▶ [AVAILABLE RECORDS]:

_ _ _ _ _ _ _

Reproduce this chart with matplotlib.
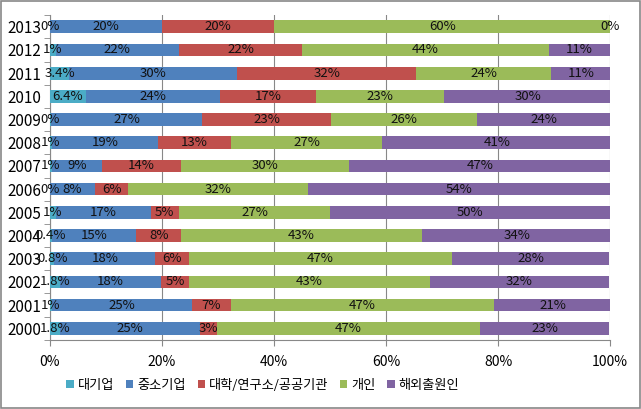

_ _ _ _ _ _ _

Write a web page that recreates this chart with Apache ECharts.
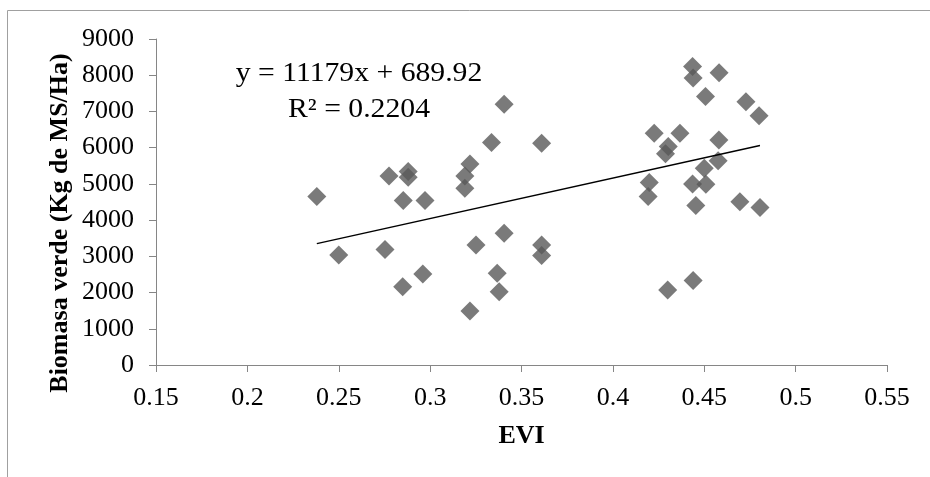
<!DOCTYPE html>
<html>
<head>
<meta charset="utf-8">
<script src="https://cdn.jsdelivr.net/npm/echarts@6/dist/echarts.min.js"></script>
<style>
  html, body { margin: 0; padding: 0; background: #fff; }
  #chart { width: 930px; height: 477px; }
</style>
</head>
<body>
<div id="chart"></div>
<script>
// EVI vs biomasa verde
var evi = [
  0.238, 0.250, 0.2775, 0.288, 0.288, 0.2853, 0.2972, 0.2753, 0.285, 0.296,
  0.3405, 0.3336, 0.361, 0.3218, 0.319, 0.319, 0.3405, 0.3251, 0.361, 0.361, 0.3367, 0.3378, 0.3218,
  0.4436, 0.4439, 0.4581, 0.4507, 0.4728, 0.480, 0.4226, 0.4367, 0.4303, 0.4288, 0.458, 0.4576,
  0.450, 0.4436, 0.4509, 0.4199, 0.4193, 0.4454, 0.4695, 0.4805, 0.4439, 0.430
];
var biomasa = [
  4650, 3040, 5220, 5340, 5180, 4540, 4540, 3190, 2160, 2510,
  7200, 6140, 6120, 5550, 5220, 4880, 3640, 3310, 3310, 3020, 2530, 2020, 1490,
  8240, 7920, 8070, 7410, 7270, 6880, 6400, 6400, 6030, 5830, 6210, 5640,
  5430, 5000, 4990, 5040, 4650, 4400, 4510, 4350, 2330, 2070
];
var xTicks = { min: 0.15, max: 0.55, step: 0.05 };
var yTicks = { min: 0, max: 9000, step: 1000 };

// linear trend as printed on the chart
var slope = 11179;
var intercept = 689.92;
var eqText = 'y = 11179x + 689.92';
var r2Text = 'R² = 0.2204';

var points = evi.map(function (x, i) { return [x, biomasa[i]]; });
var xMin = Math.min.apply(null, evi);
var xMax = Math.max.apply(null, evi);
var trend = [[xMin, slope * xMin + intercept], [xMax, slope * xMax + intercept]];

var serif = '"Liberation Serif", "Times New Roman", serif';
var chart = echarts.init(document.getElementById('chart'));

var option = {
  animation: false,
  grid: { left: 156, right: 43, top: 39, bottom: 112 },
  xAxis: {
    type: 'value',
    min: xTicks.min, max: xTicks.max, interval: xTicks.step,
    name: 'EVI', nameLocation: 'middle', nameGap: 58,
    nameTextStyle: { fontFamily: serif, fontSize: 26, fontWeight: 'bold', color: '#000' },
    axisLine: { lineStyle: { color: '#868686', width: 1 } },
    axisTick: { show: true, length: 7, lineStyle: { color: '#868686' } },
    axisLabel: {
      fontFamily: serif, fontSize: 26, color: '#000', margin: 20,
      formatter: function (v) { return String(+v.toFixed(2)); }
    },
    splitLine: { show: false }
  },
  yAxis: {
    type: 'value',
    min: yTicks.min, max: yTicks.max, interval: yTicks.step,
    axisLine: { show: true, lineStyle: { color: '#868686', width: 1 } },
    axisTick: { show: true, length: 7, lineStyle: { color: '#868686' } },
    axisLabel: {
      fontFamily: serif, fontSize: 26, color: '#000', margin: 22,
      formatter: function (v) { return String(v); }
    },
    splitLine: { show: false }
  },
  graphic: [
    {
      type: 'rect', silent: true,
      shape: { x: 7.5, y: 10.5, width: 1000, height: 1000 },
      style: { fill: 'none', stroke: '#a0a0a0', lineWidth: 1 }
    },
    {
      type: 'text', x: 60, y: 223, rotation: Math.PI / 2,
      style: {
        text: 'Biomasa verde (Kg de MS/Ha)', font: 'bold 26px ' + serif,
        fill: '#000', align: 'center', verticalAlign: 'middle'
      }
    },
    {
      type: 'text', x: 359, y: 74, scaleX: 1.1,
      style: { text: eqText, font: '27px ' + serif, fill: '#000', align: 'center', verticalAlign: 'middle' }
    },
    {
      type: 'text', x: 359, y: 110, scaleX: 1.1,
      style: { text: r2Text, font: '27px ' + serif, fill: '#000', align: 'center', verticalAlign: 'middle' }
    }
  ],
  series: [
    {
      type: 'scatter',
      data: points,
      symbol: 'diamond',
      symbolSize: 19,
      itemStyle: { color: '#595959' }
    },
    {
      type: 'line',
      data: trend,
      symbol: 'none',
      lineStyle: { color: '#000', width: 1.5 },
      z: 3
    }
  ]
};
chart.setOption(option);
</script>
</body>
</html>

_ _ _ _ _ _ _

▶ [EXERCISE DESCRIPTION]: Give again, exactly as written above, every line from the one holding "Write a web" to the one holding "var chart = echarts.init(document.getElementById('chart'));", with both ends kept and the pictures left out.

▶ [TASK RESULT]:
Write a web page that recreates this chart with Apache ECharts.
<!DOCTYPE html>
<html>
<head>
<meta charset="utf-8">
<script src="https://cdn.jsdelivr.net/npm/echarts@6/dist/echarts.min.js"></script>
<style>
  html, body { margin: 0; padding: 0; background: #fff; }
  #chart { width: 930px; height: 477px; }
</style>
</head>
<body>
<div id="chart"></div>
<script>
// EVI vs biomasa verde
var evi = [
  0.238, 0.250, 0.2775, 0.288, 0.288, 0.2853, 0.2972, 0.2753, 0.285, 0.296,
  0.3405, 0.3336, 0.361, 0.3218, 0.319, 0.319, 0.3405, 0.3251, 0.361, 0.361, 0.3367, 0.3378, 0.3218,
  0.4436, 0.4439, 0.4581, 0.4507, 0.4728, 0.480, 0.4226, 0.4367, 0.4303, 0.4288, 0.458, 0.4576,
  0.450, 0.4436, 0.4509, 0.4199, 0.4193, 0.4454, 0.4695, 0.4805, 0.4439, 0.430
];
var biomasa = [
  4650, 3040, 5220, 5340, 5180, 4540, 4540, 3190, 2160, 2510,
  7200, 6140, 6120, 5550, 5220, 4880, 3640, 3310, 3310, 3020, 2530, 2020, 1490,
  8240, 7920, 8070, 7410, 7270, 6880, 6400, 6400, 6030, 5830, 6210, 5640,
  5430, 5000, 4990, 5040, 4650, 4400, 4510, 4350, 2330, 2070
];
var xTicks = { min: 0.15, max: 0.55, step: 0.05 };
var yTicks = { min: 0, max: 9000, step: 1000 };

// linear trend as printed on the chart
var slope = 11179;
var intercept = 689.92;
var eqText = 'y = 11179x + 689.92';
var r2Text = 'R² = 0.2204';

var points = evi.map(function (x, i) { return [x, biomasa[i]]; });
var xMin = Math.min.apply(null, evi);
var xMax = Math.max.apply(null, evi);
var trend = [[xMin, slope * xMin + intercept], [xMax, slope * xMax + intercept]];

var serif = '"Liberation Serif", "Times New Roman", serif';
var chart = echarts.init(document.getElementById('chart'));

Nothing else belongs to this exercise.